Charles Ellicott Commentary

1 Peter 3:14

1819–1905
Anglican
Charles Ellicott
Charles Ellicott

Charles Ellicott Commentary

1 Peter 3:14

1819–1905
Anglican
SCRIPTURE

"But even if ye should suffer for righteousness` sake, blessed [are ye:] and fear not their fear, neither be troubled;" — 1 Peter 3:14 (ASV)

But and if ye suffer.—The old-fashioned phrase would read more intelligibly this way: Nay, if you should even suffer. Men’s attempts to “harm” us (by acts of malice to property or good name, etc.) are so far from really injuring us that even if it should come to be a matter of “suffering,” we are to be congratulated.

What he means by this “suffering,” which is so much more than being “harmed,” may be seen from 1 Peter 2:21; 1 Peter 3:17; 1 Peter 4:1; and 1 Peter 4:15. He means the horrors of capital punishment. He does not speak of this as something that was already occurring, nor as if it were something immediately and certainly impending, but as a case that could well be supposed. At that time, there had not yet been any martyrdoms in Asia. The letter is therefore earlier in date than the Apocalypse (Revelation 2:13). It is a noticeable point that in all St. Paul’s Epistles the word “to suffer” occurs only seven times, and never twice in the same Epistle; whereas it occurs twelve times in this one short Letter of St. Peter.
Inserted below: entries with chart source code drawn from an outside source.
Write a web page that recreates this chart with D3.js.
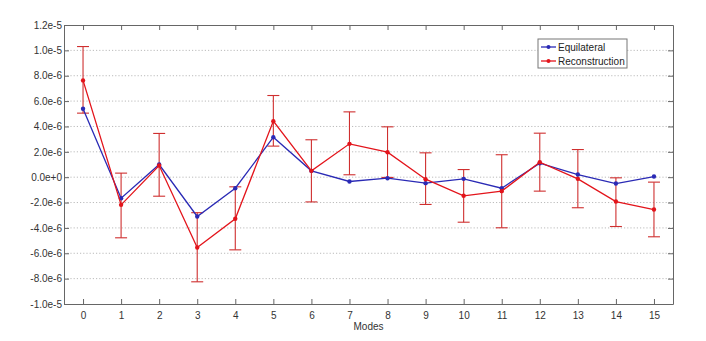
<!DOCTYPE html>
<html>
<head>
<meta charset="utf-8">
<script src="https://cdn.jsdelivr.net/npm/d3@7"></script>
<style>
  body { margin: 0; background: #fff; }
  svg { font-family: "Liberation Sans", Arial, sans-serif; }
  .grid line { stroke: #bbb; stroke-dasharray: 1.2, 2; }
  .axis path, .axis line { stroke: #666; }
  .axis text { fill: #333; font-size: 10px; }
</style>
</head>
<body>
<svg width="706" height="341"></svg>
<script>
// modes along x
var modes = d3.range(0, 16);
var yTicks = [1.2e-5, 1.0e-5, 8e-6, 6e-6, 4e-6, 2e-6, 0, -2e-6, -4e-6, -6e-6, -8e-6, -1e-5];
var yTickLabels = ["1.2e-5", "1.0e-5", "8.0e-6", "6.0e-6", "4.0e-6", "2.0e-6", "0.0e+0",
                   "-2.0e-6", "-4.0e-6", "-6.0e-6", "-8.0e-6", "-1.0e-5"];

// values
var equilateral = [5.4e-6, -1.66e-6, 1.0e-6, -3.1e-6, -0.87e-6, 3.15e-6, 0.5e-6, -0.34e-6,
                   -0.08e-6, -0.47e-6, -0.13e-6, -0.87e-6, 1.1e-6, 0.21e-6, -0.5e-6, 0.05e-6];
var reconstruction = [7.63e-6, -2.18e-6, 0.92e-6, -5.54e-6, -3.28e-6, 4.42e-6, 0.5e-6, 2.63e-6,
                      1.97e-6, -0.16e-6, -1.47e-6, -1.1e-6, 1.18e-6, -0.13e-6, -1.92e-6, -2.55e-6];
var reconHigh = [10.3e-6, 0.32e-6, 3.45e-6, -2.8e-6, -0.76e-6, 6.44e-6, 2.95e-6, 5.15e-6,
                 3.97e-6, 1.92e-6, 0.6e-6, 1.77e-6, 3.47e-6, 2.18e-6, -0.05e-6, -0.39e-6];
var reconLow = [5.05e-6, -4.78e-6, -1.5e-6, -8.25e-6, -5.73e-6, 2.45e-6, -1.95e-6, 0.19e-6,
                -0.02e-6, -2.15e-6, -3.55e-6, -3.99e-6, -1.1e-6, -2.41e-6, -3.89e-6, -4.7e-6];

var svg = d3.select("svg"),
    margin = {top: 25, right: 33, bottom: 37, left: 64},
    width = +svg.attr("width") - margin.left - margin.right,
    height = +svg.attr("height") - margin.top - margin.bottom;

var x = d3.scaleLinear().domain([-0.5, 15.5]).range([0, width]);
var y = d3.scaleLinear().domain([-1e-5, 1.2e-5]).range([height, 0]);

var g = svg.append("g")
    .attr("transform", "translate(" + margin.left + "," + margin.top + ")");

// dotted horizontal grid
g.append("g")
    .attr("class", "grid")
    .selectAll("line")
    .data(yTicks.slice(1, -1))
    .enter().append("line")
        .attr("x1", 0)
        .attr("x2", width)
        .attr("y1", function(d) { return y(d); })
        .attr("y2", function(d) { return y(d); });

// axes (ticks pointing inward, box all round)
g.append("g")
    .attr("class", "axis axis--x")
    .attr("transform", "translate(0," + height + ")")
    .call(d3.axisBottom(x).tickValues(modes).tickFormat(d3.format("d")).tickSizeInner(-5).tickSizeOuter(0).tickPadding(8));

g.append("g")
    .attr("class", "axis axis--top")
    .call(d3.axisTop(x).tickValues(modes).tickFormat("").tickSizeInner(-5).tickSizeOuter(0));

g.append("g")
    .attr("class", "axis axis--y")
    .call(d3.axisLeft(y).tickValues(yTicks)
        .tickFormat(function(d, i) { return yTickLabels[i]; })
        .tickSizeInner(-5).tickSizeOuter(0).tickPadding(2));

g.append("g")
    .attr("class", "axis axis--right")
    .attr("transform", "translate(" + width + ",0)")
    .call(d3.axisRight(y).tickValues(yTicks).tickFormat("").tickSizeInner(-5).tickSizeOuter(0));

g.append("text")
    .attr("x", x(7.5))
    .attr("y", height + 26)
    .attr("text-anchor", "middle")
    .attr("font-size", "10px")
    .attr("fill", "#333")
    .text("Modes");

// error bars for reconstruction
var eb = g.append("g").attr("stroke", "#cf2f2f").attr("stroke-width", 1.1);
eb.selectAll(".ebv")
    .data(modes)
    .enter().append("line")
        .attr("x1", function(d) { return x(d); })
        .attr("x2", function(d) { return x(d); })
        .attr("y1", function(d, i) { return y(reconHigh[i]); })
        .attr("y2", function(d, i) { return y(reconLow[i]); });
[reconHigh, reconLow].forEach(function(arr) {
    eb.append("g").selectAll("line")
        .data(modes)
        .enter().append("line")
            .attr("x1", function(d) { return x(d) - 6; })
            .attr("x2", function(d) { return x(d) + 6; })
            .attr("y1", function(d, i) { return y(arr[i]); })
            .attr("y2", function(d, i) { return y(arr[i]); });
});

var line = d3.line()
    .x(function(d) { return x(d[0]); })
    .y(function(d) { return y(d[1]); });

var series = [
    {name: "Equilateral", values: equilateral, color: "#2a2ab5"},
    {name: "Reconstruction", values: reconstruction, color: "#e3141b"}
];

series.forEach(function(s) {
    var pts = modes.map(function(m, i) { return [m, s.values[i]]; });
    g.append("path")
        .datum(pts)
        .attr("fill", "none")
        .attr("stroke", s.color)
        .attr("stroke-width", 1.3)
        .attr("d", line);
    g.append("g").selectAll("circle")
        .data(pts)
        .enter().append("circle")
            .attr("cx", function(d) { return x(d[0]); })
            .attr("cy", function(d) { return y(d[1]); })
            .attr("r", 2.2)
            .attr("fill", s.color);
});

// legend
var legend = svg.append("g").attr("transform", "translate(538,39)");
legend.append("rect")
    .attr("width", 89)
    .attr("height", 29)
    .attr("fill", "#fff")
    .attr("stroke", "#777");
series.forEach(function(s, i) {
    var ly = 8 + i * 14;
    legend.append("line")
        .attr("x1", 3).attr("x2", 18)
        .attr("y1", ly).attr("y2", ly)
        .attr("stroke", s.color).attr("stroke-width", 1.3);
    legend.append("circle")
        .attr("cx", 10.5).attr("cy", ly).attr("r", 2)
        .attr("fill", s.color);
    legend.append("text")
        .attr("x", 20).attr("y", ly + 3.5)
        .attr("font-size", "10px")
        .attr("fill", "#222")
        .text(s.name);
});
</script>
</body>
</html>
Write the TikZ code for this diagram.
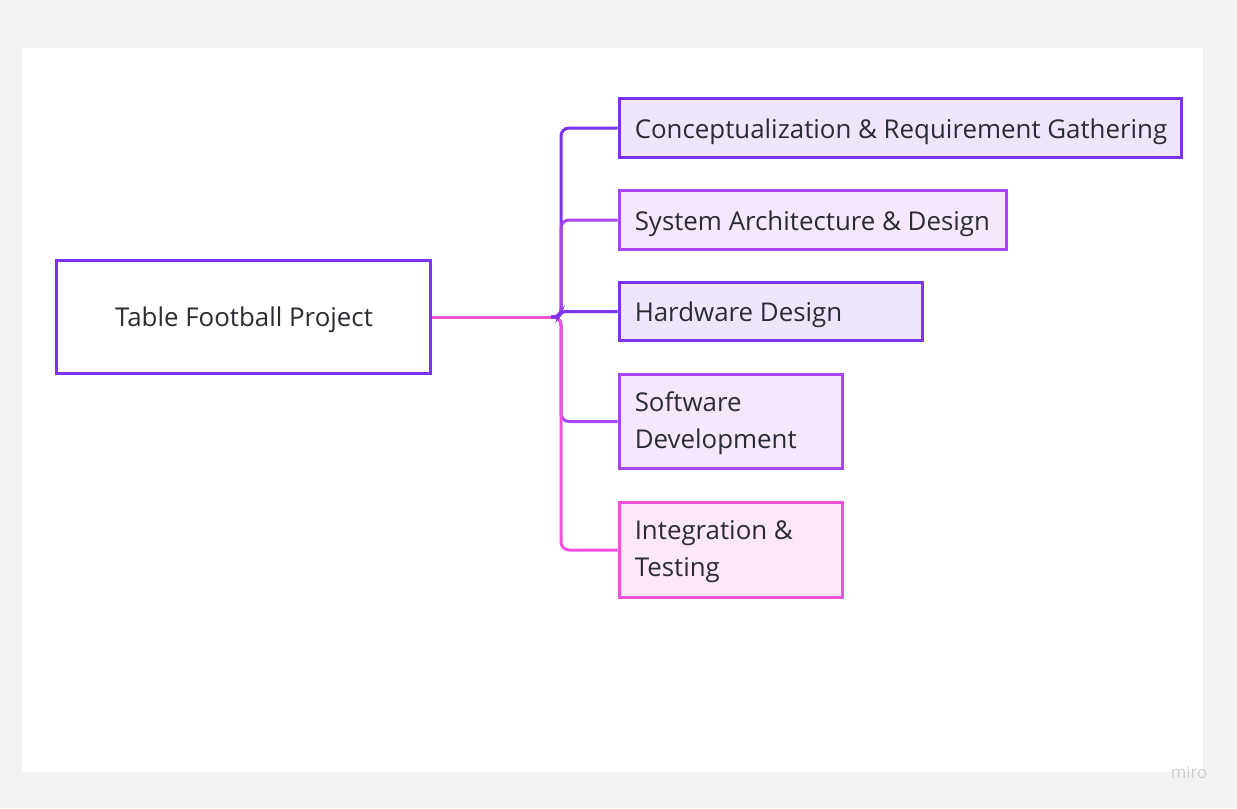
\documentclass[tikz,border=0pt]{standalone}
\usepackage{fontspec}
\setmainfont{Open Sans}
\definecolor{bgray}{HTML}{F2F2F2}
\definecolor{violet}{HTML}{7B33EE}
\definecolor{purp}{HTML}{A944F0}
\definecolor{pinkc}{HTML}{F052DC}
\definecolor{fviolet}{HTML}{EFE6FD}
\definecolor{fpurp}{HTML}{F5E8FD}
\definecolor{fpink}{HTML}{FDE8F9}
\definecolor{txt}{HTML}{2B2B33}
\begin{document}
\begin{tikzpicture}[x=0.75pt,y=-0.75pt,
  box/.style={draw, line width=2.25pt, inner sep=0pt},
  lbl/.style={inner sep=0pt, text=txt, font=\fontsize{19.4pt}{27.75pt}\selectfont, align=left},
  br/.style={line width=2.25pt, rounded corners=6pt}]
\useasboundingbox (0,0) rectangle (1237,808);
\fill[bgray] (0,0) rectangle (1237,808);
\fill[white] (22,48) rectangle (1203,772);
\node[text=black!20, font=\fontsize{12.5pt}{14pt}\selectfont] (miro) at (1189,772) {miro};

% root
\node[box, draw=violet, fill=white, minimum width=373.5*0.75pt, minimum height=112.5*0.75pt] (root) at (243.5,317) {};
\node[lbl, anchor=base] (roott) at (244,326) {Table Football Project};

% children
\node[box, draw=violet, fill=fviolet, minimum width=562.5*0.75pt, minimum height=58.5*0.75pt, anchor=west] (c1) at (617.5,128) {};
\node[box, draw=purp, fill=fpurp, minimum width=387.5*0.75pt, minimum height=58.5*0.75pt, anchor=west] (c2) at (617.5,220) {};
\node[box, draw=violet, fill=fviolet, minimum width=303.5*0.75pt, minimum height=58.5*0.75pt, anchor=west] (c3) at (617.5,311.5) {};
\node[box, draw=purp, fill=fpurp, minimum width=223.5*0.75pt, minimum height=94.5*0.75pt, anchor=west] (c4) at (617.5,421.5) {};
\node[box, draw=pinkc, fill=fpink, minimum width=223.5*0.75pt, minimum height=94.5*0.75pt, anchor=west] (c5) at (617.5,550) {};

\node[lbl, anchor=base west] (t1) at ([xshift=12.75pt, yshift=-7.5pt]c1.west) {Conceptualization \& Requirement Gathering};
\node[lbl, anchor=base west] (t2) at ([xshift=12.75pt, yshift=-7.5pt]c2.west) {System Architecture \& Design};
\node[lbl, anchor=base west] (t3) at ([xshift=12.75pt, yshift=-7.5pt]c3.west) {Hardware Design};
\node[lbl, anchor=west] (t4) at ([xshift=12.75pt, yshift=-1pt]c4.west) {Software\\Development};
\node[lbl, anchor=west] (t5) at ([xshift=12.75pt, yshift=-1pt]c5.west) {Integration \&\\Testing};

% connectors
\coordinate (fork) at (551,317);
\draw[br, violet] (fork) -- (561,317) |- (c1.west);
\draw[br, purp] (fork) -- (561,317) |- (c2.west);
\draw[br, purp] (fork) -- (561,317) |- (c4.west);
\draw[br, pinkc] (fork) -- (561,317) |- (c5.west);
\draw[line width=2.25pt, violet, rounded corners=3pt] (fork) -- (559,317) -- (561,311.5) -- (c3.west);
\draw[line width=2.25pt, pinkc] (root.east) -- (fork);
\end{tikzpicture}
\end{document}
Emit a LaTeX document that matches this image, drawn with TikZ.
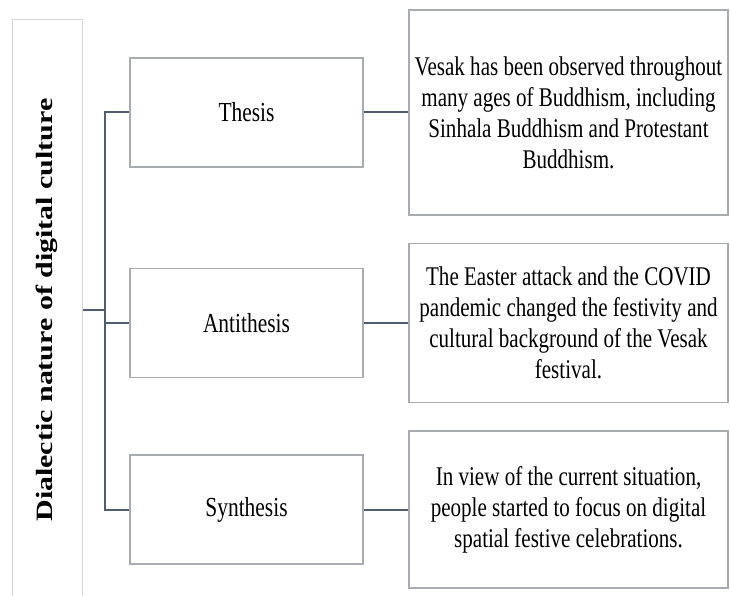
\documentclass[tikz,border=0pt]{standalone}
\usepackage{fontspec}
\usepackage{graphicx}
\usepackage{tikz}
\usetikzlibrary{positioning}
\setmainfont{Liberation Serif}
\newfontfamily\notefont{Liberation Serif}[FakeStretch=0.78]
\newfontfamily\sidefont{Liberation Serif}[FakeStretch=1.28]
\definecolor{boxgray}{HTML}{A8ACB0}
\definecolor{sidegray}{HTML}{D6D6D6}
\definecolor{linkblue}{HTML}{4E5D70}

\begin{document}
\begin{tikzpicture}[x=1pt, y=-1pt, node distance=322pt, on grid,
    stage/.style={draw=boxgray, line width=1.3pt, minimum width=233pt, minimum height=109pt,
        font=\notefont\fontsize{27.5pt}{33pt}\selectfont},
    note/.style={draw=boxgray, line width=1.3pt, minimum width=319pt, inner sep=2pt, align=center,
        font=\notefont\fontsize{27pt}{31pt}\selectfont},
    link/.style={draw=linkblue, line width=2pt}]
    \useasboundingbox (0,0) rectangle (730,596);

    \node[draw=sidegray, line width=1pt, minimum width=70pt, minimum height=580pt, inner sep=0pt] (dnc) at (47,310)
        {\rotatebox{90}{\sidefont\bfseries\fontsize{23.4pt}{26pt}\selectfont Dialectic nature of digital culture}};
    \coordinate[right=58pt of dnc] (split);

    \node[stage] (th) at (246.5,112.5) {Thesis};
    \node[stage] (an) at (246.5,323) {Antithesis};
    \node[stage] (sy) at (246.5,509.5) {Synthesis};

    \node[note, minimum height=205pt] (th-d) [right=of th]
        {Vesak has been observed throughout\\ many ages of Buddhism, including\\ Sinhala Buddhism and Protestant\\ Buddhism.};
    \node[note, minimum height=159pt] (an-d) [right=of an]
        {The Easter attack and the COVID\\ pandemic changed the festivity and\\ cultural background of the Vesak\\ festival.};
    \node[note, minimum height=157pt] (sy-d) [right=of sy]
        {In view of the current situation,\\ people started to focus on digital\\ spatial festive celebrations.};

    \draw[link] (dnc.east) -- (split);
    \draw[link] (split) |- (th.west);
    \draw[link] (split) |- (an.west);
    \draw[link] (split) |- (sy.west);
    \draw[link] (th.east) -- (th-d.west);
    \draw[link] (an.east) -- (an-d.west);
    \draw[link] (sy.east) -- (sy-d.west);
\end{tikzpicture}
\end{document}
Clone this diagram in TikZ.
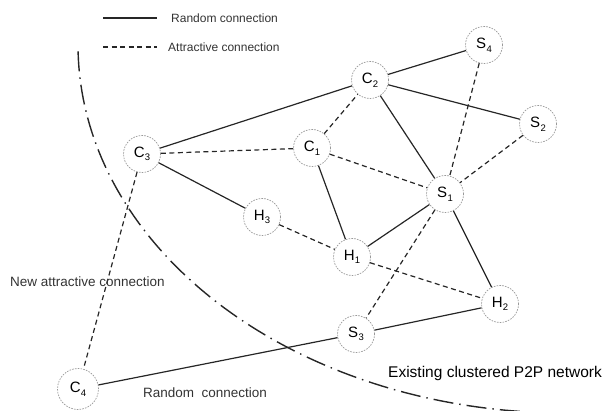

For righteousness' sake.—Like the “suffering wrongfully” of 1 Peter 2:19. It is not as suffering that it is valuable.

Happy are ye.—This is quite the right word, yet its use obscures the obvious reference to the Sermon on the Mount (Matthew 5:10). The reference to it is all the clearer in the Greek from the significant way in which St. Peter leaves his sentence incomplete, merely giving the catchword of the beatitude. We might represent this to ourselves by putting “Blessed” in inverted commas and a dash after it. He makes sure his readers will catch the allusion. There is no part of our Lord’s discourses that seems (from the traces in the earliest Christian literature) to have taken such a rapid and firm hold on the Christian conscience as the Sermon on the Mount.

Be not afraid of their terror.—Here the translators might with advantage have kept the same word and said (as in the original passage from which St. Peter is quoting, Isaiah 8:12), Fear ye not their feari.e., the thing that makes them fear; do not regard with dread the same object as they do. In the original, the persons whose fears Isaiah and the faithful Jews are not to fear are those who were in dread of Syria and Israel. Here, the persons are not named. However, according to this interpretation, “they” cannot be the enemies who try to harm the Christians; rather, if “they” refers to anyone, it would be those Christians who, for fear of man, were beginning to abandon Christianity. The intention, however, is not to press this clause for its own sake but to throw greater force upon the clause that begins the next verse. It argues carelessness about the passage in Isaiah to interpret it as: “Be not afraid of the fear which your foes strike into you.”